REQUEST: Transcribe the material exactly. Images do not belong in the copy.
· · · · · · ·
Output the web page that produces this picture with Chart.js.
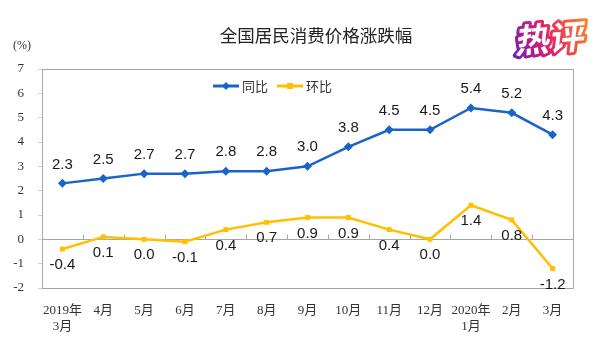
<!DOCTYPE html>
<html>
<head>
<meta charset="utf-8">
<script src="https://cdn.jsdelivr.net/npm/chart.js@4.4.1/dist/chart.umd.min.js"></script>
<style>
  html, body { margin: 0; padding: 0; background: #fff; }
</style>
</head>
<body>
<canvas id="chart" width="600" height="338"></canvas>
<script>
const months = [['2019年', '3月'], '4月', '5月', '6月', '7月', '8月', '9月', '10月', '11月', '12月', ['2020年', '1月'], '2月', '3月'];
const yoy = [2.3, 2.5, 2.7, 2.7, 2.8, 2.8, 3.0, 3.8, 4.5, 4.5, 5.4, 5.2, 4.3];
const mom = [-0.4, 0.1, 0.0, -0.1, 0.4, 0.7, 0.9, 0.9, 0.4, 0.0, 1.4, 0.8, -1.2];
const seriesNames = ['同比', '环比'];
const yMin = -2;
const yMax = 7;

const BLUE = '#1a64c8';
const GOLD = '#ffc000';
const AXIS = '#a6a6a6';
const SERIF = '"Liberation Serif", "Noto Sans CJK SC", serif';
const SANS = '"Liberation Sans", Arial, sans-serif';
const CJK = '"Noto Sans CJK SC", sans-serif';

// frame, zero line, labels, legend and headings
const decor = {
  id: 'decor',
  beforeDatasetsDraw(chart) {
    const { ctx, chartArea: a, scales: { x, y } } = chart;
    const y0 = Math.round(y.getPixelForValue(0)) + 0.5;
    ctx.save();
    ctx.strokeStyle = AXIS;
    ctx.lineWidth = 1;
    ctx.beginPath();
    ctx.moveTo(a.left, y0);
    ctx.lineTo(a.right, y0);
    for (let i = 1; i < months.length; i++) {
      const px = Math.round((x.getPixelForValue(i - 1) + x.getPixelForValue(i)) / 2) + 0.5;
      ctx.moveTo(px, y0);
      ctx.lineTo(px, y0 - 5);
    }
    ctx.stroke();
    ctx.restore();
  },
  afterDraw(chart) {
    const { ctx, chartArea: a } = chart;
    ctx.save();
    ctx.strokeStyle = AXIS;
    ctx.lineWidth = 1;
    ctx.strokeRect(Math.round(a.left) + 0.5, Math.round(a.top) + 0.5,
      Math.round(a.right - a.left), Math.round(a.bottom - a.top));

    // value labels
    ctx.font = '15px ' + SANS;
    ctx.fillStyle = '#1a1a1a';
    ctx.textAlign = 'center';
    ctx.textBaseline = 'middle';
    chart.data.datasets.forEach((ds, di) => {
      chart.getDatasetMeta(di).data.forEach((pt, i) => {
        const dy = di === 0 ? -19 : 16;
        ctx.fillText(ds.data[i].toFixed(1), pt.x, pt.y + dy);
      });
    });

    // legend
    let lx = 213;
    const ly = 86;
    ctx.font = '13px ' + CJK;
    ctx.textAlign = 'left';
    chart.data.datasets.forEach(ds => {
      ctx.strokeStyle = ds.borderColor;
      ctx.lineWidth = 3;
      ctx.beginPath();
      ctx.moveTo(lx, ly);
      ctx.lineTo(lx + 26, ly);
      ctx.stroke();
      ctx.fillStyle = ds.borderColor;
      ctx.beginPath();
      if (ds.pointStyle === 'rectRot') {
        ctx.moveTo(lx + 13, ly - 4);
        ctx.lineTo(lx + 17, ly);
        ctx.lineTo(lx + 13, ly + 4);
        ctx.lineTo(lx + 9, ly);
      } else {
        ctx.rect(lx + 10, ly - 3, 6, 6);
      }
      ctx.fill();
      ctx.fillStyle = '#333';
      ctx.fillText(ds.label, lx + 29, ly);
      lx += 64;
    });

    // title and unit
    ctx.fillStyle = '#222';
    ctx.textAlign = 'center';
    ctx.font = '17.5px ' + CJK;
    ctx.fillText('全国居民消费价格涨跌幅', 316, 35);
    ctx.font = '12px ' + SERIF;
    ctx.fillStyle = '#333';
    ctx.fillText('(%)', 22, 46);

    // badge
    ctx.translate(551, 38);
    ctx.transform(1, 0, -0.2, 1, 0, 0);
    ctx.rotate(-0.08);
    ctx.font = 'bold 34px ' + CJK;
    const g = ctx.createLinearGradient(-40, 20, 40, -20);
    g.addColorStop(0, '#5a1fc8');
    g.addColorStop(0.45, '#e0206a');
    g.addColorStop(1, '#ff9a1a');
    ctx.lineJoin = 'round';
    ctx.strokeStyle = g;
    ctx.lineWidth = 6;
    ctx.strokeText('热评', 0, 0);
    ctx.fillStyle = '#fff';
    ctx.fillText('热评', 0, 0);
    ctx.restore();
  }
};

new Chart(document.getElementById('chart'), {
  type: 'line',
  data: {
    labels: months,
    datasets: [
      {
        label: seriesNames[0],
        data: yoy,
        borderColor: BLUE,
        backgroundColor: BLUE,
        borderWidth: 2.5,
        pointStyle: 'rectRot',
        pointRadius: 4.5,
        pointBorderWidth: 0,
        tension: 0
      },
      {
        label: seriesNames[1],
        data: mom,
        borderColor: GOLD,
        backgroundColor: GOLD,
        borderWidth: 2.5,
        pointStyle: 'rect',
        pointRadius: 3.5,
        pointBorderWidth: 0,
        tension: 0
      }
    ]
  },
  options: {
    responsive: false,
    animation: false,
    layout: { padding: { top: 69, right: 27, left: 0, bottom: 0 } },
    plugins: {
      legend: { display: false },
      title: { display: false },
      tooltip: { enabled: false }
    },
    scales: {
      x: {
        offset: true,
        grid: { display: false },
        border: { display: false },
        ticks: {
          color: '#333',
          font: { family: SERIF, size: 13, lineHeight: 1.25 },
          padding: 6,
          maxRotation: 0,
          autoSkip: false
        },
        afterFit(s) { s.height = 50; }
      },
      y: {
        min: yMin,
        max: yMax,
        grid: { drawOnChartArea: false, tickLength: 4, color: '#d0d0d0' },
        border: { display: false },
        ticks: {
          stepSize: 1,
          color: '#333',
          font: { family: SERIF, size: 13 },
          padding: 14
        },
        afterFit(s) { s.width = 42; }
      }
    }
  },
  plugins: [decor]
});
</script>
</body>
</html>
· · · · · · ·
CORRECT RESULT:
Output the web page that produces this picture with Chart.js.
<!DOCTYPE html>
<html>
<head>
<meta charset="utf-8">
<script src="https://cdn.jsdelivr.net/npm/chart.js@4.4.1/dist/chart.umd.min.js"></script>
<style>
  html, body { margin: 0; padding: 0; background: #fff; }
</style>
</head>
<body>
<canvas id="chart" width="600" height="338"></canvas>
<script>
const months = [['2019年', '3月'], '4月', '5月', '6月', '7月', '8月', '9月', '10月', '11月', '12月', ['2020年', '1月'], '2月', '3月'];
const yoy = [2.3, 2.5, 2.7, 2.7, 2.8, 2.8, 3.0, 3.8, 4.5, 4.5, 5.4, 5.2, 4.3];
const mom = [-0.4, 0.1, 0.0, -0.1, 0.4, 0.7, 0.9, 0.9, 0.4, 0.0, 1.4, 0.8, -1.2];
const seriesNames = ['同比', '环比'];
const yMin = -2;
const yMax = 7;

const BLUE = '#1a64c8';
const GOLD = '#ffc000';
const AXIS = '#a6a6a6';
const SERIF = '"Liberation Serif", "Noto Sans CJK SC", serif';
const SANS = '"Liberation Sans", Arial, sans-serif';
const CJK = '"Noto Sans CJK SC", sans-serif';

// frame, zero line, labels, legend and headings
const decor = {
  id: 'decor',
  beforeDatasetsDraw(chart) {
    const { ctx, chartArea: a, scales: { x, y } } = chart;
    const y0 = Math.round(y.getPixelForValue(0)) + 0.5;
    ctx.save();
    ctx.strokeStyle = AXIS;
    ctx.lineWidth = 1;
    ctx.beginPath();
    ctx.moveTo(a.left, y0);
    ctx.lineTo(a.right, y0);
    for (let i = 1; i < months.length; i++) {
      const px = Math.round((x.getPixelForValue(i - 1) + x.getPixelForValue(i)) / 2) + 0.5;
      ctx.moveTo(px, y0);
      ctx.lineTo(px, y0 - 5);
    }
    ctx.stroke();
    ctx.restore();
  },
  afterDraw(chart) {
    const { ctx, chartArea: a } = chart;
    ctx.save();
    ctx.strokeStyle = AXIS;
    ctx.lineWidth = 1;
    ctx.strokeRect(Math.round(a.left) + 0.5, Math.round(a.top) + 0.5,
      Math.round(a.right - a.left), Math.round(a.bottom - a.top));

    // value labels
    ctx.font = '15px ' + SANS;
    ctx.fillStyle = '#1a1a1a';
    ctx.textAlign = 'center';
    ctx.textBaseline = 'middle';
    chart.data.datasets.forEach((ds, di) => {
      chart.getDatasetMeta(di).data.forEach((pt, i) => {
        const dy = di === 0 ? -19 : 16;
        ctx.fillText(ds.data[i].toFixed(1), pt.x, pt.y + dy);
      });
    });

    // legend
    let lx = 213;
    const ly = 86;
    ctx.font = '13px ' + CJK;
    ctx.textAlign = 'left';
    chart.data.datasets.forEach(ds => {
      ctx.strokeStyle = ds.borderColor;
      ctx.lineWidth = 3;
      ctx.beginPath();
      ctx.moveTo(lx, ly);
      ctx.lineTo(lx + 26, ly);
      ctx.stroke();
      ctx.fillStyle = ds.borderColor;
      ctx.beginPath();
      if (ds.pointStyle === 'rectRot') {
        ctx.moveTo(lx + 13, ly - 4);
        ctx.lineTo(lx + 17, ly);
        ctx.lineTo(lx + 13, ly + 4);
        ctx.lineTo(lx + 9, ly);
      } else {
        ctx.rect(lx + 10, ly - 3, 6, 6);
      }
      ctx.fill();
      ctx.fillStyle = '#333';
      ctx.fillText(ds.label, lx + 29, ly);
      lx += 64;
    });

    // title and unit
    ctx.fillStyle = '#222';
    ctx.textAlign = 'center';
    ctx.font = '17.5px ' + CJK;
    ctx.fillText('全国居民消费价格涨跌幅', 316, 35);
    ctx.font = '12px ' + SERIF;
    ctx.fillStyle = '#333';
    ctx.fillText('(%)', 22, 46);

    // badge
    ctx.translate(551, 38);
    ctx.transform(1, 0, -0.2, 1, 0, 0);
    ctx.rotate(-0.08);
    ctx.font = 'bold 34px ' + CJK;
    const g = ctx.createLinearGradient(-40, 20, 40, -20);
    g.addColorStop(0, '#5a1fc8');
    g.addColorStop(0.45, '#e0206a');
    g.addColorStop(1, '#ff9a1a');
    ctx.lineJoin = 'round';
    ctx.strokeStyle = g;
    ctx.lineWidth = 6;
    ctx.strokeText('热评', 0, 0);
    ctx.fillStyle = '#fff';
    ctx.fillText('热评', 0, 0);
    ctx.restore();
  }
};

new Chart(document.getElementById('chart'), {
  type: 'line',
  data: {
    labels: months,
    datasets: [
      {
        label: seriesNames[0],
        data: yoy,
        borderColor: BLUE,
        backgroundColor: BLUE,
        borderWidth: 2.5,
        pointStyle: 'rectRot',
        pointRadius: 4.5,
        pointBorderWidth: 0,
        tension: 0
      },
      {
        label: seriesNames[1],
        data: mom,
        borderColor: GOLD,
        backgroundColor: GOLD,
        borderWidth: 2.5,
        pointStyle: 'rect',
        pointRadius: 3.5,
        pointBorderWidth: 0,
        tension: 0
      }
    ]
  },
  options: {
    responsive: false,
    animation: false,
    layout: { padding: { top: 69, right: 27, left: 0, bottom: 0 } },
    plugins: {
      legend: { display: false },
      title: { display: false },
      tooltip: { enabled: false }
    },
    scales: {
      x: {
        offset: true,
        grid: { display: false },
        border: { display: false },
        ticks: {
          color: '#333',
          font: { family: SERIF, size: 13, lineHeight: 1.25 },
          padding: 6,
          maxRotation: 0,
          autoSkip: false
        },
        afterFit(s) { s.height = 50; }
      },
      y: {
        min: yMin,
        max: yMax,
        grid: { drawOnChartArea: false, tickLength: 4, color: '#d0d0d0' },
        border: { display: false },
        ticks: {
          stepSize: 1,
          color: '#333',
          font: { family: SERIF, size: 13 },
          padding: 14
        },
        afterFit(s) { s.width = 42; }
      }
    }
  },
  plugins: [decor]
});
</script>
</body>
</html>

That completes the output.